I remember the first time I saw my father cry. I was 13-years-old. Daddy was sitting cross-legged on our front porch holding Moses, who was dying.
Moses, a husky German shepherd mix, had lived a long, loyal and much-loved life. It was his time to go, and he passed away peacefully in Daddy’s arms.
After we buried Moses in the backyard with a small memorial, we all missed him terribly. We had lost a treasured member of our family.
This Sunday, Sept. 10, I’ll be thinking of Moses and other pets who are no longer with us. National Pet Memorial Day on the second Sunday of September is a day to commemorate the pets we still hold in our hearts, even though we can no longer hold them in our arms.
We often hear from adopters about how lives have changed for the better after adoption — both animal and human.

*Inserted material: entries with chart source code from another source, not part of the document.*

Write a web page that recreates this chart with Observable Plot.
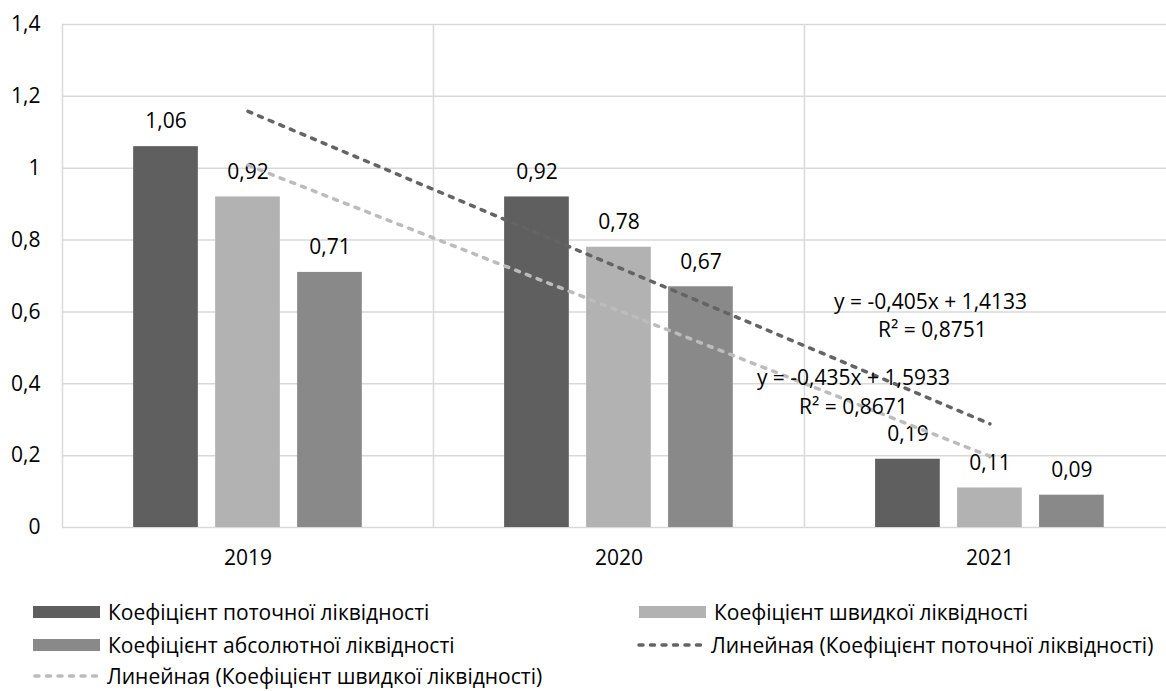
<!DOCTYPE html>
<html><head><meta charset="utf-8">
<script src="https://cdn.jsdelivr.net/npm/d3@7"></script>
<script src="https://cdn.jsdelivr.net/npm/@observablehq/plot@0.6"></script>
<style>
body{margin:0;background:#fff;font-family:"Open Sans",sans-serif;}
#wrap{position:relative;width:1166px;height:691px;overflow:hidden;}
#chart{position:absolute;left:0;top:0;}
.leg{position:absolute;display:flex;align-items:center;font-size:21px;line-height:20px;color:#000;white-space:nowrap;height:20px;}
.leg .sw{display:inline-block;width:67px;height:12px;margin-right:8px;}
.leg svg{margin-right:8px;}
</style></head><body><div id="wrap"><div id="chart"></div></div>
<script>
// ---- data ----
const years = ["2019", "2020", "2021"];
const seriesNames = ["Коефіцієнт поточної ліквідності", "Коефіцієнт швидкої ліквідності", "Коефіцієнт абсолютної ліквідності"];
const current = [1.06, 0.92, 0.19];
const quick = [0.92, 0.78, 0.11];
const absolute = [0.71, 0.67, 0.09];
const yTicks = [0, 0.2, 0.4, 0.6, 0.8, 1, 1.2, 1.4];
const trendNames = ["Линейная (Коефіцієнт поточної ліквідності)", "Линейная (Коефіцієнт швидкої ліквідності)"];
const eqTexts = ["y = -0,405x + 1,4133", "R² = 0,8751", "y = -0,435x + 1,5933", "R² = 0,8671"];

// ---- styles ----
const barColors = ["#5f5f5f", "#b2b2b2", "#898989"];
const trendColors = ["#646464", "#bcbcbc"];
const gridColor = "#d9d9d9";
const fmt = v => String(+v.toFixed(2)).replace(".", ",");

const seriesValues = [current, quick, absolute];
const offsets = [-0.221, 0, 0.221];
const barW = 0.1744;
const rows = [];
seriesValues.forEach((vals, k) => vals.forEach((v, i) => rows.push({k, x: i + 1, value: v})));
const xs = years.map((y, i) => i + 1);

const marks = [
  Plot.ruleY(yTicks, {stroke: gridColor, strokeWidth: 1.5}),
  Plot.ruleX([0.5, 1.5, 2.5], {y1: 0, y2: 1.4, stroke: gridColor, strokeWidth: 1.5}),
  Plot.axisY({ticks: yTicks, tickFormat: fmt, tickSize: 0, tickPadding: 22, label: null}),
  Plot.axisX({ticks: xs, tickFormat: d => years[d - 1], tickSize: 0, tickPadding: 23, label: null})
];
seriesValues.forEach((vals, k) => {
  const data = rows.filter(r => r.k === k);
  marks.push(Plot.rectY(data, {
    x1: d => d.x + offsets[k] - barW / 2,
    x2: d => d.x + offsets[k] + barW / 2,
    y1: 0, y2: "value", fill: barColors[k]
  }));
  marks.push(Plot.text(data, {
    x: d => d.x + offsets[k], y: "value", text: d => fmt(d.value), dy: -25, fill: "#000"
  }));
});
[current, quick].forEach((vals, k) => {
  marks.push(Plot.linearRegressionY(xs.map((x, i) => ({x, y: vals[i]})), {
    x: "x", y: "y", ci: 0, stroke: trendColors[k], strokeWidth: 3.5,
    strokeDasharray: "4,7.5", strokeLinecap: "round"
  }));
});
const eqPos = [[2.84, 0.628], [2.845, 0.549], [2.632, 0.415], [2.632, 0.334]];
marks.push(Plot.text(eqTexts, {
  x: (d, i) => eqPos[i][0], y: (d, i) => eqPos[i][1], text: d => d, fill: "#000"
}));

const plot = Plot.plot({
  width: 1166, height: 585,
  marginLeft: 62, marginRight: 0, marginTop: 24, marginBottom: 58,
  x: {type: "linear", domain: [0.5, 3.476]},
  y: {domain: [0, 1.4]},
  style: {fontFamily: "'Open Sans', sans-serif", fontSize: "21px", color: "#000", background: "#fff"},
  marks
});
document.getElementById("chart").appendChild(plot);

// ---- legend ----
const wrap = document.getElementById("wrap");
function addItem(left, cy, html, label) {
  const d = document.createElement("div");
  d.className = "leg";
  d.style.left = left + "px";
  d.style.top = (cy - 10) + "px";
  d.innerHTML = html;
  const s = document.createElement("span");
  s.textContent = label;
  d.appendChild(s);
  wrap.appendChild(d);
}
const sw = c => `<span class="sw" style="background:${c}"></span>`;
const dash = c => `<svg width="67" height="12"><line x1="3" y1="6" x2="65" y2="6" stroke="${c}" stroke-width="3.5" stroke-linecap="round" stroke-dasharray="4,7.5"/></svg>`;
addItem(33, 612, sw(barColors[0]), seriesNames[0]);
addItem(639, 612, sw(barColors[1]), seriesNames[1]);
addItem(33, 645, sw(barColors[2]), seriesNames[2]);
addItem(636, 645, dash(trendColors[0]), trendNames[0]);
addItem(32, 676, dash(trendColors[1]), trendNames[1]);
</script></body></html>
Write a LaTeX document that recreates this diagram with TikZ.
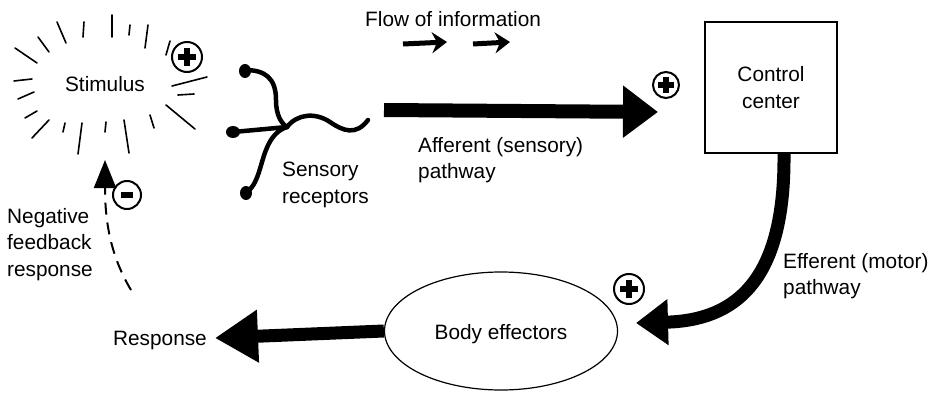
\documentclass[tikz,border=0pt]{standalone}
\usepackage{fontspec}
\setmainfont{Liberation Sans}
\usetikzlibrary{arrows.meta,shapes.geometric}
\begin{document}
\begin{tikzpicture}[x=1pt,y=-1pt,
  lbl/.style={font=\fontsize{20.8}{26.5}\selectfont, inner sep=0pt},
  ray/.style={line width=1.6pt, line cap=round},
  nerve/.style={line width=4.5pt, line cap=round},
  bulb/.style={fill=black},
  bigarrow/.style={line width=14pt, -{Triangle[length=35pt,width=50pt]}},
  flowarrow/.style={line width=5pt, -{Stealth[length=15pt,width=21pt,inset=5pt]}},
  signring/.style={circle, draw, line width=2pt, inner sep=0pt},
  signbar/.style={line width=5.5pt},
]
\useasboundingbox (0,0) rectangle (934,393);

% ---- stimulus with radiating strokes ----
\node[lbl, anchor=base] (stim) at (105,92) {Stimulus};
\foreach \xa/\ya/\xb/\yb in {15/48/37/63, 38/37/49/52, 57/22/66/43,
    84/22/83/37, 112/15/112/37, 130/25/129/35, 148/25/145/48,
    170/41/166/55, 172/86/207/77, 178/95/194/94, 166/105/195/129,
    150/115/154/128, 124/120/129/153, 106/122/105/132,
    82/123/78/154, 65/123/63/132, 49/120/32/138, 37/111/25/118,
    34/92/18/99, 32/79/14/81}
  \draw[ray] (\xa,\ya) -- (\xb,\yb);

% ---- sensory receptors ----
\coordinate (junc) at (287,127);
\draw[nerve] (245,70) .. controls (265,70) and (276,78) .. (276,100)
             .. controls (276,115) and (281,123) .. (junc);
\draw[nerve] (233,132) .. controls (255,130) .. (junc);
\draw[nerve] (246,193) .. controls (258,185) and (260,165) .. (266,150)
             .. controls (271,137) and (278,130) .. (junc);
\draw[nerve] (junc) .. controls (297,114) and (315,112) .. (330,122)
             .. controls (343,131) and (356,136) .. (368,120);
\fill[bulb] (245,71) ellipse [x radius=6, y radius=7];
\fill[bulb] (233,132) ellipse [x radius=7, y radius=6];
\fill[bulb] (246,193) ellipse [x radius=6, y radius=7];
\node[lbl, anchor=north west, align=left] (recep) at (282,162) {Sensory\\receptors};

% ---- flow of information ----
\node[lbl, anchor=base west] (flow) at (365,27) {Flow of information};
\coordinate (f1a) at (403,44); \coordinate (f1b) at (447,42);
\coordinate (f2a) at (473,44); \coordinate (f2b) at (510,42);
\draw[flowarrow] (f1a) -- (f1b);
\draw[flowarrow] (f2a) -- (f2b);

% ---- control center ----
\node[draw, line width=1.2pt, minimum width=132pt, minimum height=131pt,
      lbl, align=center] (ctrl) at (771,87.5) {Control\\center};

% ---- afferent pathway ----
\coordinate (affA) at (384,110);
\coordinate (affB) at (658,112);
\draw[bigarrow] (affA) -- (affB);
\node[lbl, anchor=north west, align=left] (afftxt) at (418,137) {Afferent (sensory)\\pathway};

% ---- body effectors ----
\node[ellipse, draw, line width=1.2pt, minimum width=233pt, minimum height=118pt,
      inner sep=0pt] (eff) at (501,331) {};
\node[lbl, anchor=base] (efftxt) at (501,339) {Body effectors};

% ---- efferent pathway ----
\coordinate (effTip) at (636,323);
\draw[line width=13pt, -{Triangle[length=32pt,width=44pt]}]
  ([xshift=13pt]ctrl.south) .. controls (785,265) and (748,320) .. (effTip);
\node[lbl, anchor=north west, align=left] (efftext) at (783,253) {Efferent (motor)\\pathway};

% ---- response ----
\coordinate (respTip) at (215,338);
\draw[line width=13pt, -{Triangle[length=43pt,width=50pt]}] (eff.west) -- (respTip);
\node[lbl, anchor=base east] (resp) at (207,345) {Response};

% ---- negative feedback ----
\coordinate (fbA) at (131,290);
\coordinate (fbB) at (105,160);
\draw[line width=2pt, dash pattern=on 12pt off 8pt,
      -{Triangle[length=28pt,width=22pt]}]
  (fbA) .. controls (110,255) and (105,220) .. (fbB);
\node[lbl, anchor=north west, align=left] (fbtxt) at (7,208) {Negative\\feedback\\response};

% ---- plus / minus marks ----
\foreach \n/\px/\py/\r/\arm in {pa/187/57/30/9, pb/666/85/26/8, pc/629/289/30/9} {
  \node[signring, minimum size=\r pt] (\n) at (\px,\py) {};
  \draw[signbar] ([xshift=-\arm pt]\n.center) -- ([xshift=\arm pt]\n.center);
  \draw[signbar] ([yshift=-\arm pt]\n.center) -- ([yshift=\arm pt]\n.center);
}
\node[signring, minimum size=28pt] (minus) at (127,195) {};
\draw[signbar] ([xshift=-6pt]minus.center) -- ([xshift=6pt]minus.center);
\end{tikzpicture}
\end{document}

While most updates let us know how pets have settled into their new homes, we occasionally receive notice of a pet’s passing.
Recently, we heard from two different adopters who are grieving the loss of their pets.
Wilbur came into the shelter in 2010. A small and feisty 12-pound min pin Chihuahua mix, the then-unnamed stray had been running the streets of South Pasadena for weeks before he was captured by animal control. Sadly, no one came forward to claim him, but he soon found a wonderful home.
Thirteen years later in 2023, his adopter reached out to thank Pasadena Humane “for allowing me the privilege to know and care for the best dog that ever was.”
She shared, “During our many years together, Wilbur brought me so much love and joy with plenty of challenges sprinkled in along the way. He taught me patience, unconditional love and the responsibility of caring for another living being. Always one to seek out the sunniest spot in the room, Wilbur showed me how to find the bright spots in life.”
Twelve-year-old Koby was adopted in the summer of 2022, after being in and out of shelters and bouncing between homes. It takes an incredibly special soul to adopt a senior dog, and Koby made an indelible mark on his adopter’s life in the short time they had together.
After Koby’s recent death, his adopter sent us a sweet note and photos to remember him by…hoping we could share the memory of the “sweet Ange” that we cared for at Pasadena Humane before his adoption.
Moses, Wilbur, Koby, and countless other pets, are gone but not forgotten.
This Sunday, on National Pet Memorial Day, I encourage you to share the memory of a pet in your life. whether with friends and family who knew your pet well, by sharing your story with us on social media, or by donating to your favorite shelter in your pet’s memory.
You might also consider reaching out to someone who has recently lost a pet. It can be one of the hardest experiences people go through. Grieving a pet, like grieving the loss of human family members, can take months or even years.
National Pet Memorial Day is also a great day to spend a little extra time loving and appreciating the pets in our lives right now.
One thing is for sure, no matter how long you are graced with having a beloved pet dog, cat or critter in your life, the time is too short.
As Wilbur’s adopter shared, “I will forever be grateful for the time I had with Wilbur. It was not long enough, but I valued every second of it.”
Dia DuVernet is president and CEO of Pasadena Humane.